The state Senate approved the Louisiana Giving All True Opportunity to Rise (LA GATOR) Scholarship Program in a vote of 25-15 on Thursday, with just four Republicans joining the Democratic Party in opposing the bill.
The program would allow the state Board of Elementary and Secondary Education to create "education savings accounts" (ESAs), which would give families state tax dollars to pay for private school tuition, uniforms, and other expenses.
The grants would first be available to low-income families and special education students, but in the program's third year the ESAs are set to be available to all Louisiana families.
The legislation was briefly shelved this week over concerns about its cost, but Landry, backed by right-wing groups and donors, used television ads to push his party to support the ESAs.
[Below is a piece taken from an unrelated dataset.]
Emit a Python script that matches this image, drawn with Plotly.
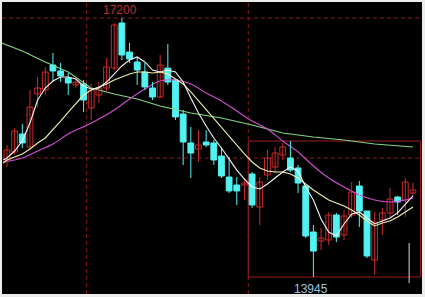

Landry went as far as suggesting lawmakers could revise the state constitution to end a restriction mandating that certain public funds are set aside for K-12 public schools. He called on the state Senate to hold a special convention to do so, in order to unlock funding for the $520 million yearly cost of the LA GATOR program.
Moments before the Senate voted on Thursday, state Sen. Royce Duplessis (D-5) said the bill was "nothing short of an abandonment of public education."
"We as a state are making the decision and taking the step to say that it's too hard, it's too complex" to fund public schools, said Duplessis.
Landry told the Louisiana Illuminator that the success of the bill was "a big win for the kids of Louisiana," but local school board members, teachers, and superintendents lobbied Republicans ahead of the vote to protect funding for public schools, where a majority of students in the state are educated.
"These universal voucher bills are a step in the wrong direction," Larry Carter, president of the Louisiana Federation of Teachers, toldPublic News Service earlier this month. "We've seen in other states around the country, like Arizona and Ohio, where these bills have been passed, [schools are] now facing a budget crisis, and we're hoping that we cannot go down that same road."
"If we're cutting that funding stream, Louisiana students will have fewer nurses and counselors, less options for after school programs, and certainly limited access to field trips and AP courses that help prepare them for their next step in life," he added.
Louisiana-based journalist Dayne Sherman said the LA Gator program will provide a lesson in "how to starve your local Louisiana public school, Clownfish-style."